%%

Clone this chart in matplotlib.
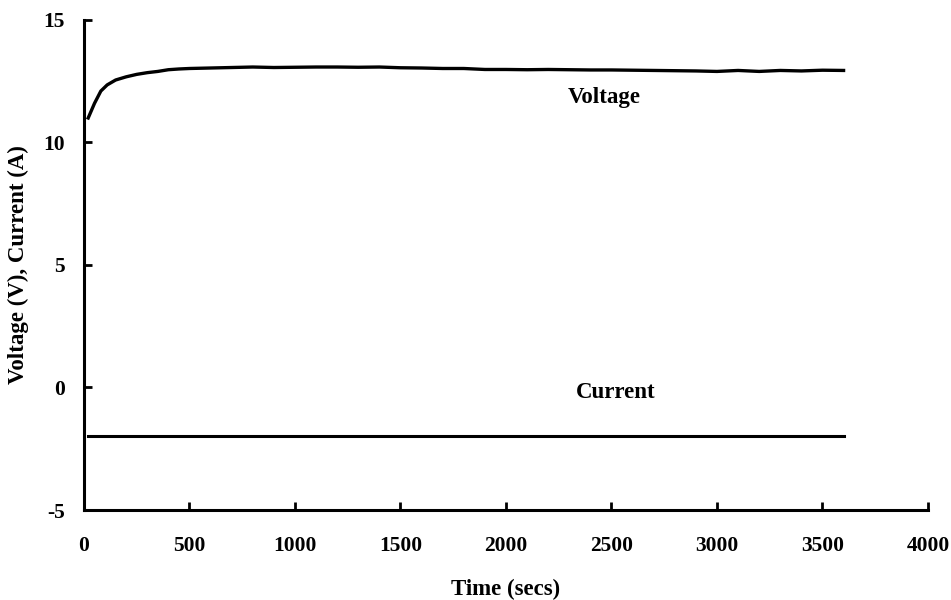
import matplotlib
matplotlib.use('Agg')
import matplotlib.pyplot as plt

# Time (secs) and readings taken off the chart
time_v = [20, 50, 80, 110, 150, 200, 250, 300, 350, 400, 450, 500,
          600, 700, 800, 900, 1000, 1100, 1200, 1300, 1400, 1500, 1600,
          1700, 1800, 1900, 2000, 2100, 2200, 2300, 2400, 2500, 2600,
          2700, 2800, 2900, 3000, 3100, 3200, 3300, 3400, 3500, 3600]
voltage = [11.0, 11.6, 12.1, 12.35, 12.55, 12.68, 12.78, 12.85, 12.9, 12.97, 13.0, 13.02,
           13.04, 13.06, 13.08, 13.06, 13.07, 13.08, 13.08, 13.07, 13.08, 13.05, 13.04,
           13.02, 13.02, 12.98, 12.98, 12.97, 12.98, 12.97, 12.96, 12.96, 12.95,
           12.94, 12.93, 12.92, 12.90, 12.94, 12.90, 12.94, 12.92, 12.95, 12.94]

time_c = [20, 3600]
current = [-2.0, -2.0]

plt.rcParams['font.family'] = ['Liberation Serif', 'DejaVu Serif']
plt.rcParams['font.weight'] = 'bold'
plt.rcParams['axes.unicode_minus'] = False

fig = plt.figure(figsize=(9.51, 6), dpi=100)
ax = fig.add_axes([0.0883, 0.15, 0.8875, 0.8167])

ax.plot(time_v, voltage, color='black', linewidth=2.4)
ax.plot(time_c, current, color='black', linewidth=2.2)

# series labels
ax.text(2464, 11.82, 'Voltage', fontsize=16.5, fontweight='bold', ha='center', va='center')
ax.text(2521, -0.22, 'Current', fontsize=16.5, fontweight='bold', ha='center', va='center')

ax.set_xlim(0, 4000)
ax.set_ylim(-5, 15)
ax.set_xticks(range(0, 4001, 500))
ax.set_yticks(range(-5, 16, 5))

for s in ['top', 'right']:
    ax.spines[s].set_visible(False)
for s in ['left', 'bottom']:
    ax.spines[s].set_linewidth(2.2)

ax.tick_params(direction='in', length=6, width=2, labelsize=15.5)
ax.tick_params(axis='x', pad=19)
ax.tick_params(axis='y', pad=14)

ax.set_xlabel('Time (secs)', fontsize=16.5, fontweight='bold', labelpad=16)
ax.set_ylabel('Voltage (V), Current (A)', fontsize=16.5, fontweight='bold', labelpad=10)

fig.savefig('out.png', dpi=100)
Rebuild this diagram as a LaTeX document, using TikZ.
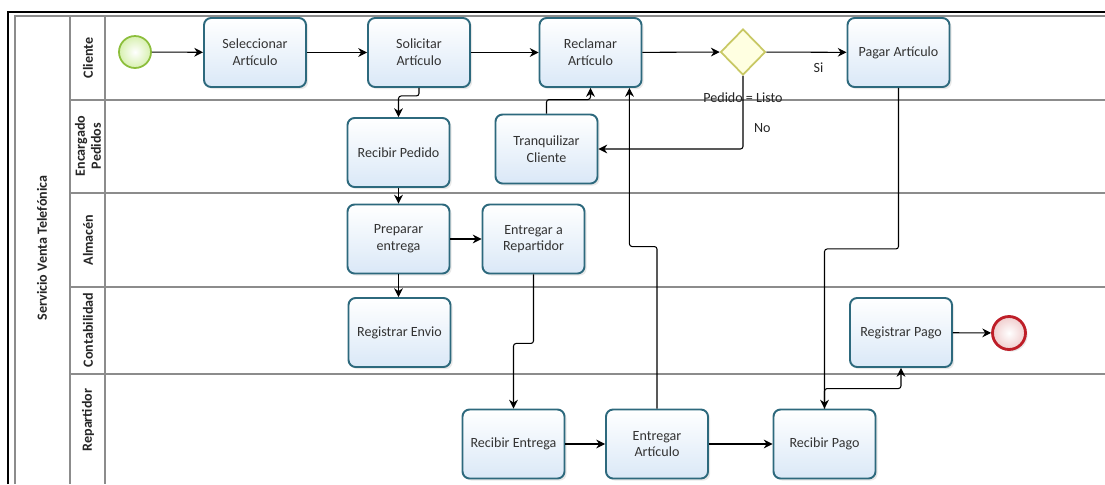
\documentclass[tikz,border=0pt]{standalone}
\usepackage{fontspec}
\setmainfont{Carlito}
\usepackage{xcolor}
\usetikzlibrary{arrows.meta, shadows, shapes.geometric}
\definecolor{borde}{RGB}{45,105,125}
\definecolor{azul}{RGB}{218,232,247}
\definecolor{linea}{RGB}{140,140,140}
\tikzset{
  tarea/.style={draw=borde, line width=1.1pt, rounded corners=4pt,
    top color=white, bottom color=azul, minimum width=2.04cm, minimum height=1.38cm,
    align=center, text=black!80, font=\fontsize{8}{9.5}\selectfont,
    drop shadow={opacity=0.18, shadow xshift=1.2pt, shadow yshift=-1.2pt}},
  flujo/.style={-{Stealth[length=5pt,width=5pt]}, line width=0.6pt, rounded corners=1.5pt},
  carril/.style={rotate=90, align=center, font=\bfseries\fontsize{8}{9}\selectfont, text=black!85},
  etiq/.style={font=\fontsize{8}{9}\selectfont, text=black!85, inner sep=1pt},
}

\begin{document}
\begin{tikzpicture}[x=0.02cm, y=-0.02cm]
    \useasboundingbox (0,0) rectangle (1105,484);
    % 外框
    \draw[line width=0.8pt] (8,484) -- (8,12) -- (1105,12);
    \draw[linea, line width=0.6pt] (15,484) -- (15,16) -- (1105,16);
    \draw[linea, line width=0.6pt] (70,16) -- (70,484);
    \draw[linea, line width=0.6pt] (105,16) -- (105,484);
    \foreach \y in {100,193,287,374}
        \draw[linea, line width=0.6pt] (70,\y) -- (1105,\y);
    % 泳道名称
    \node[carril] (pool) at (42,248) {Servicio Venta Telefónica};
    \node[carril] (lcli) at (88,58) {Cliente};
    \node[carril] (lenc) at (88,146) {Encargado\\Pedidos};
    \node[carril] (lalm) at (88,240) {Almacén};
    \node[carril] (lcon) at (88,330) {Contabilidad};
    \node[carril] (lrep) at (88,420) {Repartidor};

    % 事件与网关
    \node[circle, draw={rgb,255:red,140;green,190;blue,60}, line width=1pt, inner sep=0,
        minimum size=0.64cm, inner color=white, outer color={rgb,255:red,215;green,240;blue,175}]
        (ini) at (135,52) {};
    \node[circle, draw={rgb,255:red,190;green,30;blue,40}, line width=1.6pt, inner sep=0,
        minimum size=0.66cm, inner color=white, outer color={rgb,255:red,240;green,205;blue,205},
        drop shadow={opacity=0.18, shadow xshift=1.2pt, shadow yshift=-1.2pt}]
        (fin) at (1009,333) {};
    \node[diamond, draw={rgb,255:red,200;green,200;blue,100}, line width=1pt, inner sep=0,
        minimum width=0.9cm, minimum height=0.92cm, fill={rgb,255:red,255;green,255;blue,225}]
        (gw) at (743,52) {};

    % 任务
    \node[tarea] (sa) at (255,52.5) {Seleccionar\\Artículo};
    \node[tarea] (sol) at (419,52.5) {Solicitar\\Artículo};
    \node[tarea] (rc) at (590.5,52.5) {Reclamar\\Artículo};
    \node[tarea] (pa) at (898.5,52.5) {Pagar Artículo};
    \node[tarea] (rp) at (398.5,152.5) {Recibir Pedido};
    \node[tarea] (tq) at (546.5,149) {Tranquilizar\\Cliente};
    \node[tarea] (pe) at (398.5,239) {Preparar\\entrega};
    \node[tarea] (er) at (533.5,239) {Entregar a\\Repartidor};
    \node[tarea] (ren) at (399.5,332.5) {Registrar Envio};
    \node[tarea] (rgp) at (901,332.5) {Registrar Pago};
    \node[tarea] (re) at (513.5,444) {Recibir Entrega};
    \node[tarea] (ea) at (657,444) {Entregar\\Artículo};
    \node[tarea] (rpg) at (824.5,444) {Recibir Pago};

    % 流程
    \draw[flujo] (ini) -- (sa);
    \draw[flujo] (sa) -- (sol);
    \draw[flujo] (sol) -- (rc);
    \draw[flujo] (rc) -- (gw);
    \draw[flujo] (gw) -- node[etiq, pos=0.65, below=5pt]{Si} (pa);
    \draw[flujo] (gw.south) |- node[etiq, pos=0.15]{Pedido = Listo}
        node[etiq, pos=0.36, right=5pt]{No} (tq.east);
    \draw[flujo] (sol.south) -- ++(0,8) -| (rp.north);
    \draw[flujo] (tq.north) -- ++(0,-14) -| (rc.south);
    \draw[flujo] (rp) -- (pe);
    \draw[flujo] (pe) -- (er);
    \draw[flujo] (pe.south) -- (ren.north -| pe.south);
    \draw[flujo] (er.south) -- ++(0,69) -| (re.north);
    \draw[flujo] (re) -- (ea);
    \draw[flujo] (ea.north) -- ++(0,-162) -| ([xshift=-0.26cm]rc.south east);
    \draw[flujo] (ea) -- (rpg);
    \draw[flujo] (pa.south) -- ++(0,161) -| (rpg.north);
    \draw[flujo] (rpg.north) -- ++(0,-20) -| (rgp.south);
    \draw[flujo] (rgp) -- (fin);
\end{tikzpicture}
\end{document}
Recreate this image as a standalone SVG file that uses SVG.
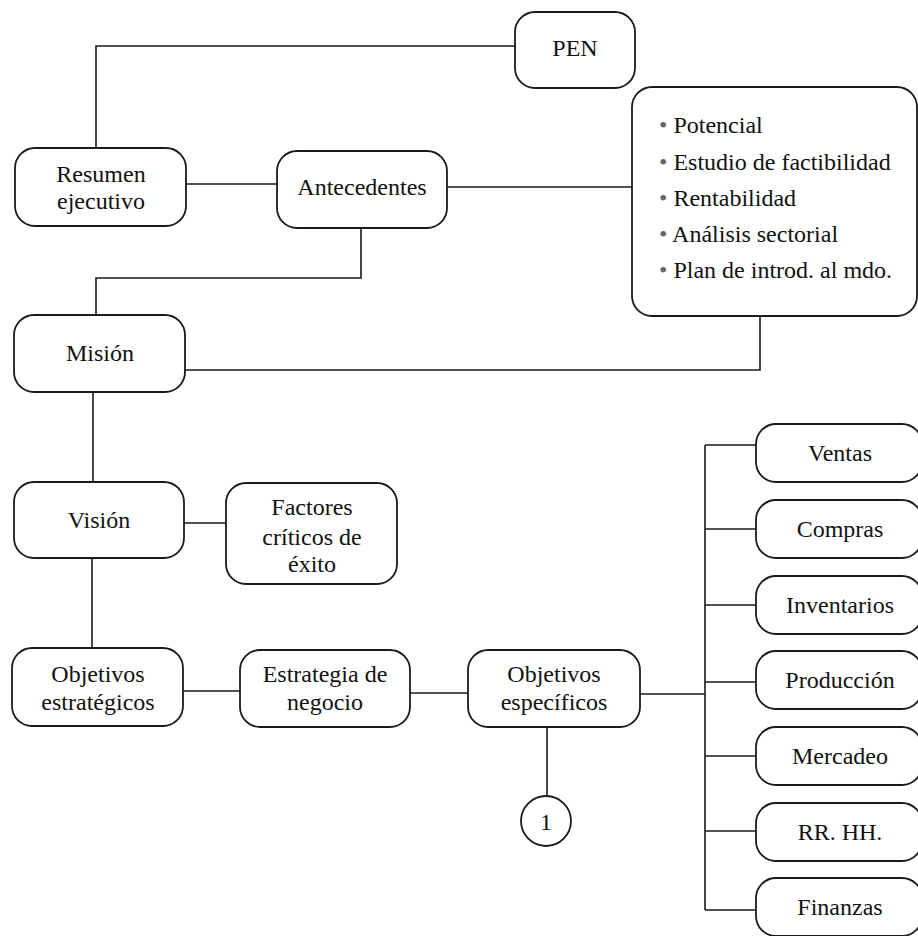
<svg xmlns="http://www.w3.org/2000/svg" width="918" height="936" viewBox="0 0 918 936">
  <style>
    .box { fill: #ffffff; stroke: #1a1a1a; stroke-width: 1.8; }
    .wire { fill: none; stroke: #1a1a1a; stroke-width: 1.6; }
    .lbl { font-size: 24px; fill: #111111; text-anchor: middle; }
    .item { font-size: 24px; fill: #111111; }
    .dot { fill: #666666; }
  </style>
  <rect width="918" height="936" fill="#ffffff"/>

  <!-- connectors -->
  <g id="connectors" class="wire">
    <polyline points="96,148 96,46 515,46"/>
    <line x1="186" y1="184" x2="277" y2="184"/>
    <line x1="447" y1="187" x2="632" y2="187"/>
    <polyline points="361,228 361,278 96,278 96,315"/>
    <polyline points="760,316 760,370 185,370"/>
    <line x1="93" y1="392" x2="93" y2="482"/>
    <line x1="184" y1="523" x2="226" y2="523"/>
    <line x1="92" y1="558" x2="92" y2="648"/>
    <line x1="183" y1="691" x2="240" y2="691"/>
    <line x1="410" y1="693" x2="468" y2="693"/>
    <line x1="640" y1="694" x2="705" y2="694"/>
    <line x1="547" y1="727" x2="547" y2="796"/>
    <line x1="705" y1="445" x2="705" y2="910"/>
    <line x1="705" y1="445" x2="756" y2="445"/>
    <line x1="705" y1="529" x2="756" y2="529"/>
    <line x1="705" y1="605" x2="756" y2="605"/>
    <line x1="705" y1="682" x2="756" y2="682"/>
    <line x1="705" y1="756" x2="756" y2="756"/>
    <line x1="705" y1="831" x2="756" y2="831"/>
    <line x1="705" y1="910" x2="756" y2="910"/>
  </g>

  <!-- nodes; all labels share one serif face -->
  <g id="nodes" font-family="'Liberation Serif', 'DejaVu Serif', serif">
  <g id="pen">
    <rect class="box" x="515" y="12" width="120" height="76" rx="20"/>
    <text class="lbl" x="575" y="56">PEN</text>
  </g>
  <g id="resumen">
    <rect class="box" x="15" y="148" width="171" height="78" rx="20"/>
    <text class="lbl" x="101" y="182">Resumen</text>
    <text class="lbl" x="101" y="209">ejecutivo</text>
  </g>
  <g id="antecedentes">
    <rect class="box" x="277" y="151" width="170" height="77" rx="20"/>
    <text class="lbl" x="362" y="195">Antecedentes</text>
  </g>
  <g id="detalle-antecedentes">
    <rect class="box" x="632" y="87" width="285" height="229" rx="20"/>
    <text class="item" x="659" y="133"><tspan class="dot">•</tspan> Potencial</text>
    <text class="item" x="659" y="170"><tspan class="dot">•</tspan> Estudio de factibilidad</text>
    <text class="item" x="659" y="206"><tspan class="dot">•</tspan> Rentabilidad</text>
    <text class="item" x="659" y="242"><tspan class="dot">•</tspan> Análisis sectorial</text>
    <text class="item" x="659" y="278"><tspan class="dot">•</tspan> Plan de introd. al mdo.</text>
  </g>
  <g id="mision">
    <rect class="box" x="14" y="315" width="171" height="77" rx="20"/>
    <text class="lbl" x="100" y="361">Misión</text>
  </g>
  <g id="vision">
    <rect class="box" x="14" y="482" width="170" height="76" rx="20"/>
    <text class="lbl" x="99" y="528">Visión</text>
  </g>
  <g id="factores">
    <rect class="box" x="226" y="483" width="171" height="101" rx="20"/>
    <text class="lbl" x="312" y="515">Factores</text>
    <text class="lbl" x="312" y="545">críticos de</text>
    <text class="lbl" x="312" y="572">éxito</text>
  </g>
  <g id="objetivos-estrategicos">
    <rect class="box" x="12" y="648" width="171" height="78" rx="20"/>
    <text class="lbl" x="98" y="682">Objetivos</text>
    <text class="lbl" x="98" y="710">estratégicos</text>
  </g>
  <g id="estrategia">
    <rect class="box" x="240" y="650" width="170" height="77" rx="20"/>
    <text class="lbl" x="325" y="682">Estrategia de</text>
    <text class="lbl" x="325" y="710">negocio</text>
  </g>
  <g id="objetivos-especificos">
    <rect class="box" x="468" y="650" width="172" height="77" rx="20"/>
    <text class="lbl" x="554" y="682">Objetivos</text>
    <text class="lbl" x="554" y="710">específicos</text>
  </g>
  <g id="conector-1">
    <circle class="box" cx="546" cy="821" r="25"/>
    <text class="lbl" x="546" y="830">1</text>
  </g>
  <g id="ventas">
    <rect class="box" x="756" y="424" width="166" height="58" rx="20"/>
    <text class="lbl" x="840" y="461">Ventas</text>
  </g>
  <g id="compras">
    <rect class="box" x="756" y="500" width="166" height="58" rx="20"/>
    <text class="lbl" x="840" y="537">Compras</text>
  </g>
  <g id="inventarios">
    <rect class="box" x="756" y="576" width="166" height="58" rx="20"/>
    <text class="lbl" x="840" y="613">Inventarios</text>
  </g>
  <g id="produccion">
    <rect class="box" x="756" y="651" width="166" height="58" rx="20"/>
    <text class="lbl" x="840" y="688">Producción</text>
  </g>
  <g id="mercadeo">
    <rect class="box" x="756" y="727" width="166" height="58" rx="20"/>
    <text class="lbl" x="840" y="764">Mercadeo</text>
  </g>
  <g id="rrhh">
    <rect class="box" x="756" y="803" width="166" height="58" rx="20"/>
    <text class="lbl" x="840" y="840">RR. HH.</text>
  </g>
  <g id="finanzas">
    <rect class="box" x="756" y="878" width="166" height="58" rx="20"/>
    <text class="lbl" x="840" y="915">Finanzas</text>
  </g>
  </g>
</svg>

%%

Return only the lines running from the top of the data to the line that holds "import matplotlib.pyplot as plt". Include both of those lines, but skip the pictures.

■ **Solution to this task**:
Clone this chart in matplotlib.
import matplotlib
matplotlib.use('Agg')
import matplotlib.pyplot as plt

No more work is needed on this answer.